What is required: Tell how many lines in these records contain the string "that", with only the number as the reply.

The data:
▬▬▬
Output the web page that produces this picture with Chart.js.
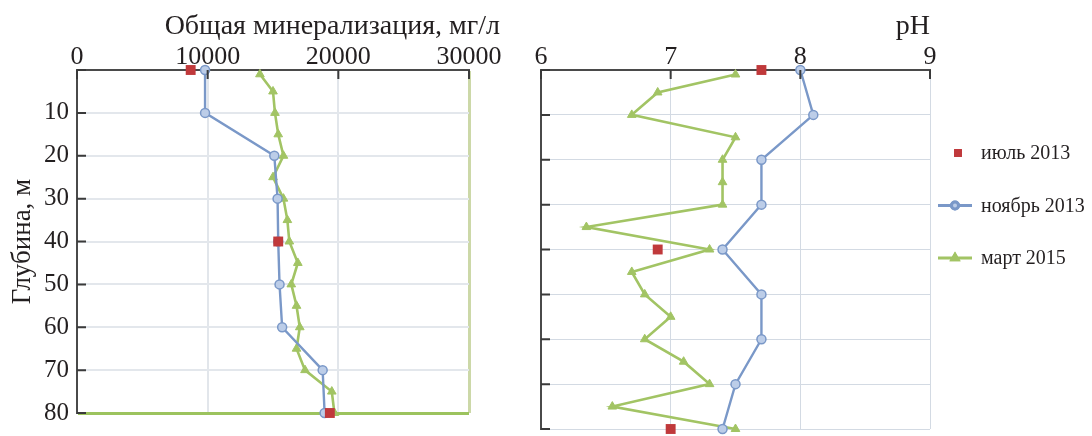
▬▬▬
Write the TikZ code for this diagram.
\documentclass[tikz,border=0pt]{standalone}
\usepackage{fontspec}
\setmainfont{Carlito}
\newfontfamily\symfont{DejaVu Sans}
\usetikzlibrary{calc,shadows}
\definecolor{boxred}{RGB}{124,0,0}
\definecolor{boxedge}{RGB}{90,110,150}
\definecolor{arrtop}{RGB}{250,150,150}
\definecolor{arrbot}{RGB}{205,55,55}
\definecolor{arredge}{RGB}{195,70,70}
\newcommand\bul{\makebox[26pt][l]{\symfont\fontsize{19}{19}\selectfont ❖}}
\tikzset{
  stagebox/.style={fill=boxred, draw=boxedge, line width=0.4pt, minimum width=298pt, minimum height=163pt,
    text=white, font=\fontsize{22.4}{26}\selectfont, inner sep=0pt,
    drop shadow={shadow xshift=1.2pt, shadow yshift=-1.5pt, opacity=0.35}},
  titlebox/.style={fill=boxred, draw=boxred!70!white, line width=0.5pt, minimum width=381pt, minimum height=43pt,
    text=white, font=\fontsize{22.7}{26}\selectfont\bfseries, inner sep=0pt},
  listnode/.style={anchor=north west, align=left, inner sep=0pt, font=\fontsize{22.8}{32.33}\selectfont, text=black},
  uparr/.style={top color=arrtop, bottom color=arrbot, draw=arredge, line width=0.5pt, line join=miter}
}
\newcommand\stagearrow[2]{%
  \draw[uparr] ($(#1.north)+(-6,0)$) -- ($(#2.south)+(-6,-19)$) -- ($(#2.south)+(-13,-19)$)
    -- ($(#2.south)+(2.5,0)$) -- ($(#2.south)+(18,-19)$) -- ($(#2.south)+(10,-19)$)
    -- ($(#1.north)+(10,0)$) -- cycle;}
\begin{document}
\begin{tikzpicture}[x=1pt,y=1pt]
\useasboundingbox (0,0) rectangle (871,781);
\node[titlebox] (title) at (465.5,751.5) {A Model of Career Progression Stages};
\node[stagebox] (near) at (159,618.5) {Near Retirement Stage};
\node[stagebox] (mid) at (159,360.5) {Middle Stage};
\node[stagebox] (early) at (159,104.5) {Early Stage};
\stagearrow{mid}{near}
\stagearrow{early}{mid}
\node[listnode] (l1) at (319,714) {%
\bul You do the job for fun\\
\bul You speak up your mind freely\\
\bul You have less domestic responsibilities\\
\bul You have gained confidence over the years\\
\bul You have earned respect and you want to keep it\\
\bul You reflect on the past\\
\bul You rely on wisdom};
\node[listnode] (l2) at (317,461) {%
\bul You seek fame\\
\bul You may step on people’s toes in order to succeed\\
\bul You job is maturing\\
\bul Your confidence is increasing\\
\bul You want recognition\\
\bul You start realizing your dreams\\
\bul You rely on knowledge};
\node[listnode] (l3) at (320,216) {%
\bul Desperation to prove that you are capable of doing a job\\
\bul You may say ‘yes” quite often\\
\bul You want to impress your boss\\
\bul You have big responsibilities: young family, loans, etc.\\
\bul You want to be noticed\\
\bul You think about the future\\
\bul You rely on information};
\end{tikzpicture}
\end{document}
▬▬▬
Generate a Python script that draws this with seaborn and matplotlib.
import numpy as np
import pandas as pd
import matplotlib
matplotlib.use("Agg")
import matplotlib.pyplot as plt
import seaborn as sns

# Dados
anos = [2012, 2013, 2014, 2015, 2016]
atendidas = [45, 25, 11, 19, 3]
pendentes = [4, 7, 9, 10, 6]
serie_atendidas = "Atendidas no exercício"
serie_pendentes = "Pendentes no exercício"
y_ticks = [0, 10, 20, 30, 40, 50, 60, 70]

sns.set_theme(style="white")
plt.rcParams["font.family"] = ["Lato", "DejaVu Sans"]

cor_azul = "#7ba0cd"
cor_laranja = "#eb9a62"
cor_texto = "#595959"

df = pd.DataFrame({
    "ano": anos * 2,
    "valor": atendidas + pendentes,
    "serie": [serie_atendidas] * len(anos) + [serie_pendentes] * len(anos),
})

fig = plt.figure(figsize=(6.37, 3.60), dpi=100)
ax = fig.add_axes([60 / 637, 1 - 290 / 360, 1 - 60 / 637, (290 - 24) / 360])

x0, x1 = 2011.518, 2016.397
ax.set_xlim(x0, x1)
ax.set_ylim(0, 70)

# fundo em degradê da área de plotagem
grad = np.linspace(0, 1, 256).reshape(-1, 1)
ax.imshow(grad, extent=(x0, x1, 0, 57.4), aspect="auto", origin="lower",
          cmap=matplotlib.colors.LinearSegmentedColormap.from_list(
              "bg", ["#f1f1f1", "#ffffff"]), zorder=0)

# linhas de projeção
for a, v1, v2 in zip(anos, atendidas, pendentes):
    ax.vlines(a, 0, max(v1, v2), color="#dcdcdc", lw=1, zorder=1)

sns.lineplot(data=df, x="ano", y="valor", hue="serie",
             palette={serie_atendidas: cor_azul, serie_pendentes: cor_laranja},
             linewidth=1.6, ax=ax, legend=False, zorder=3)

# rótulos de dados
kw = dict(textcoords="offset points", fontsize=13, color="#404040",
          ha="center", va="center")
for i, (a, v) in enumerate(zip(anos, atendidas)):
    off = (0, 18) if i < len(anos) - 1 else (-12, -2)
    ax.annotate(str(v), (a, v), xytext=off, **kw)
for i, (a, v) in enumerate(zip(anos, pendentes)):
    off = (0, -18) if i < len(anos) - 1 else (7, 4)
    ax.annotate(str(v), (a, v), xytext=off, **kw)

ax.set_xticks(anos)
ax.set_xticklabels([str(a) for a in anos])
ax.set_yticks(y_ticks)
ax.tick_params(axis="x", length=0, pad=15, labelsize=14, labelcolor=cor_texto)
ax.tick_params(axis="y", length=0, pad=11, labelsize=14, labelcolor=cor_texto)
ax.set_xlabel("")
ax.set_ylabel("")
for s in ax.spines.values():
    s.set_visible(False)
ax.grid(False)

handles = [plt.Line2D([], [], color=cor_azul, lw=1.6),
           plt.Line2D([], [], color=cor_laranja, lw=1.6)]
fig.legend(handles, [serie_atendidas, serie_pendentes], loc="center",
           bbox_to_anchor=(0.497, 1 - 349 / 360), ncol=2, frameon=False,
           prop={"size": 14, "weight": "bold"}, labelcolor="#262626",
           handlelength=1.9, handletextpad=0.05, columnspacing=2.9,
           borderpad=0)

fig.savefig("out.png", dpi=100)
▬▬▬
Output below: 3